*Prompt:* Copy out the lines that have "Write" in them.

*Data:*
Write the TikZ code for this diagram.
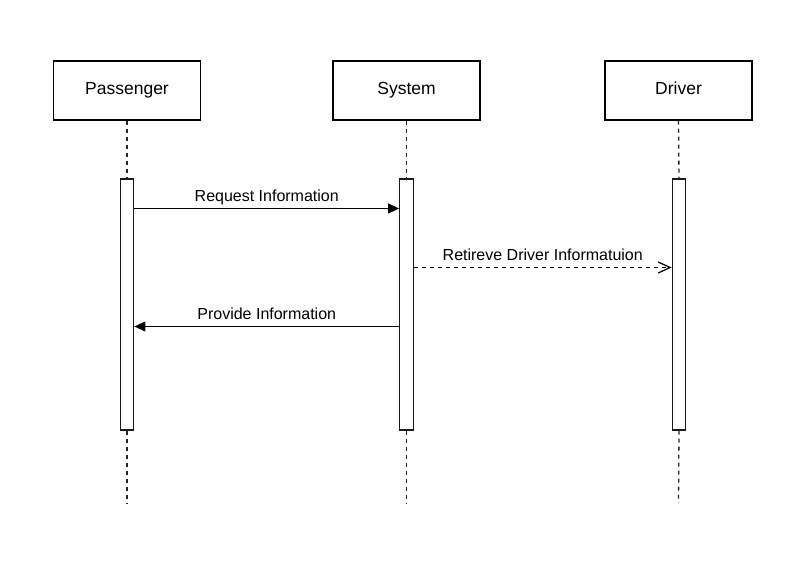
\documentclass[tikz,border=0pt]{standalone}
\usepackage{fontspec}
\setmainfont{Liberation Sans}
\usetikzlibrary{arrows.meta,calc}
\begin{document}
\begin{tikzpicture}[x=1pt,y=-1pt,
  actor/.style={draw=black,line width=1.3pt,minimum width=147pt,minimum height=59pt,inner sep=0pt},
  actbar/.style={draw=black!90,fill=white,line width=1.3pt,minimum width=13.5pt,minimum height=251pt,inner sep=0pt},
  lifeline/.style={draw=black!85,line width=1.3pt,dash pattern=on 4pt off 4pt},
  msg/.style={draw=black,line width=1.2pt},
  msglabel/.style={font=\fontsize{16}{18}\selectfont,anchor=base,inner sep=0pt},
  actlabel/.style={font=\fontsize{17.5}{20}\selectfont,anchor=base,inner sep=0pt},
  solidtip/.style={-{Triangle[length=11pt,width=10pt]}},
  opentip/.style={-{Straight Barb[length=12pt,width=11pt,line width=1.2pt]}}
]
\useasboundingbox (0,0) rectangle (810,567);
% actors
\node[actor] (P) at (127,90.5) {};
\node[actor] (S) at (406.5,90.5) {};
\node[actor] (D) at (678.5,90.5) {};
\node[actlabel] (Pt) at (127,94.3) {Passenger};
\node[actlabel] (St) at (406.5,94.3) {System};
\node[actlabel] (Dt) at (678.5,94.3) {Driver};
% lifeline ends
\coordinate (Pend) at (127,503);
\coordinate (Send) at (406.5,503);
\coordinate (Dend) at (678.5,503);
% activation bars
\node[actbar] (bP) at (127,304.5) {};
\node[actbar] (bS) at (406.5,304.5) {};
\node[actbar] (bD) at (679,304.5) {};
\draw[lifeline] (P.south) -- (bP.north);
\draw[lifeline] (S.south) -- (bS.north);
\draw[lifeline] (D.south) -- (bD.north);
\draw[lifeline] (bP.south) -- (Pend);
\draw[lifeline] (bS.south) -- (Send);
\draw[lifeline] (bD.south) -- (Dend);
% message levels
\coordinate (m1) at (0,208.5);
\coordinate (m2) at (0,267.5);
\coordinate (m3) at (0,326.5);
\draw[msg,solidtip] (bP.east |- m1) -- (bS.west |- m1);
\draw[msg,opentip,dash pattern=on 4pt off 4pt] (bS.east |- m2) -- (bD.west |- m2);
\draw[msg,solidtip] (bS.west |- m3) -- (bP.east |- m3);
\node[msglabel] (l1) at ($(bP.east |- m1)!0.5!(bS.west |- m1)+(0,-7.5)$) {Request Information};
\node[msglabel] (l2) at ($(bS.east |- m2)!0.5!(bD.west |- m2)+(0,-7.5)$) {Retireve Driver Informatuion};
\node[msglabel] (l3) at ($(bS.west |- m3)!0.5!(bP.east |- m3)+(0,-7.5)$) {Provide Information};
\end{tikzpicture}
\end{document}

--

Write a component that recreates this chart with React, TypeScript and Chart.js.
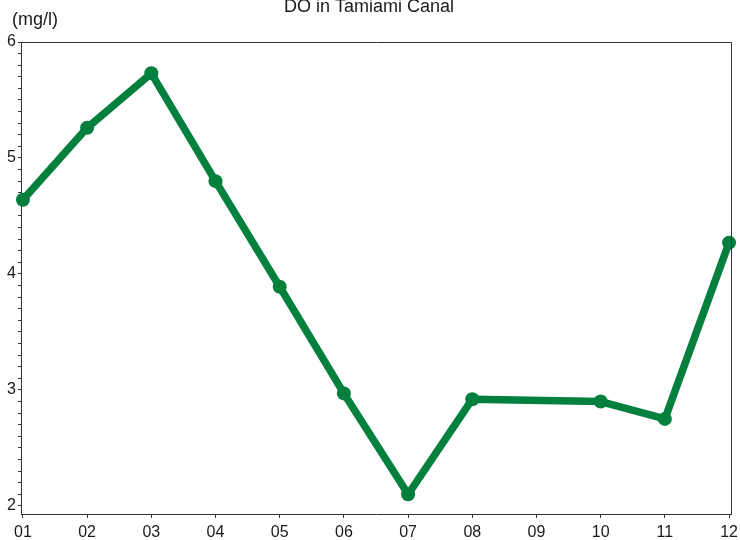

--

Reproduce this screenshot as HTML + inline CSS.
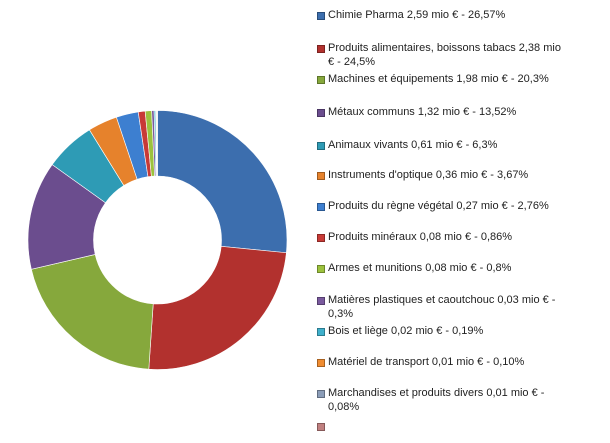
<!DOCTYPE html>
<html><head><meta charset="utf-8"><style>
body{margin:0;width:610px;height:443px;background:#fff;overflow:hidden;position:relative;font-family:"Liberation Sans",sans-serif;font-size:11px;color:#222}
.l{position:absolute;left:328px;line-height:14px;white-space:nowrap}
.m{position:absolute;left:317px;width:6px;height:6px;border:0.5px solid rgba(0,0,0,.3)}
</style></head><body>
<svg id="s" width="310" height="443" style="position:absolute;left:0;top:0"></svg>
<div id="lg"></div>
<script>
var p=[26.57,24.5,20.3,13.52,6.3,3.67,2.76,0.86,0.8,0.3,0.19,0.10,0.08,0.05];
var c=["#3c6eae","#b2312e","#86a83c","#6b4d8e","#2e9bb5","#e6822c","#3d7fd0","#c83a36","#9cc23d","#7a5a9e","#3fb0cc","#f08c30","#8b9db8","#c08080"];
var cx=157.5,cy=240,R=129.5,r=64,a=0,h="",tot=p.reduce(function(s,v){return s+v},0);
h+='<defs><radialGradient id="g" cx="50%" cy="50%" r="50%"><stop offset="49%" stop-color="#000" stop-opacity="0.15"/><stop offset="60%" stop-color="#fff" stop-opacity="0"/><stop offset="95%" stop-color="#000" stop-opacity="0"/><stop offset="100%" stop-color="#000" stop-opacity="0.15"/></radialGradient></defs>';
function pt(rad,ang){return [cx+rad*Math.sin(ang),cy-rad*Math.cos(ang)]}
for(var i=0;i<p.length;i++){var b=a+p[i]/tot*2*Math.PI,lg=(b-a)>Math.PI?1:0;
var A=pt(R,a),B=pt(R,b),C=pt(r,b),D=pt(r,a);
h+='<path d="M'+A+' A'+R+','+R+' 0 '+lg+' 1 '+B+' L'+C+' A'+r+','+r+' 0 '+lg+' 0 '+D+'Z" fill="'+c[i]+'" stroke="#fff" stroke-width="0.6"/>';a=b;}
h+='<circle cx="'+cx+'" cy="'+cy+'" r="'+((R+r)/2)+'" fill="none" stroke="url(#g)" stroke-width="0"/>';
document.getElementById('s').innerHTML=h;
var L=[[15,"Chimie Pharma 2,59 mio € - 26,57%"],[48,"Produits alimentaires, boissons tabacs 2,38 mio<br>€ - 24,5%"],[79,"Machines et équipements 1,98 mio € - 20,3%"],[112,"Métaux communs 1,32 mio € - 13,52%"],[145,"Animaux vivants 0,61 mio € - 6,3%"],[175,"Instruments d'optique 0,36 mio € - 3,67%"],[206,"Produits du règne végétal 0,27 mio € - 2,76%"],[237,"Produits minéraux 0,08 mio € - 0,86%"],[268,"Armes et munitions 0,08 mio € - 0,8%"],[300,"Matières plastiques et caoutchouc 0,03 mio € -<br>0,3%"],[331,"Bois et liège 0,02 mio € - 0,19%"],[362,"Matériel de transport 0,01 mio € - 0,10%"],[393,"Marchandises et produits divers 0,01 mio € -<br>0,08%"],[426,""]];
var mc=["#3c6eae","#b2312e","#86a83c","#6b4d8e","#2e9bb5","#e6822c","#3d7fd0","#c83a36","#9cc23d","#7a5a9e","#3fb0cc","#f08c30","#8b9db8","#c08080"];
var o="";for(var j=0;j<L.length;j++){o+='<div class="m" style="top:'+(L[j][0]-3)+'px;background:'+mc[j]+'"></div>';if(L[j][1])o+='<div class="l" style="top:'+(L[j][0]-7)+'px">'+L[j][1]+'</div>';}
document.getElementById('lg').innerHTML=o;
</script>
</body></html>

*Result:*
Write the TikZ code for this diagram.
Write a component that recreates this chart with React, TypeScript and Chart.js.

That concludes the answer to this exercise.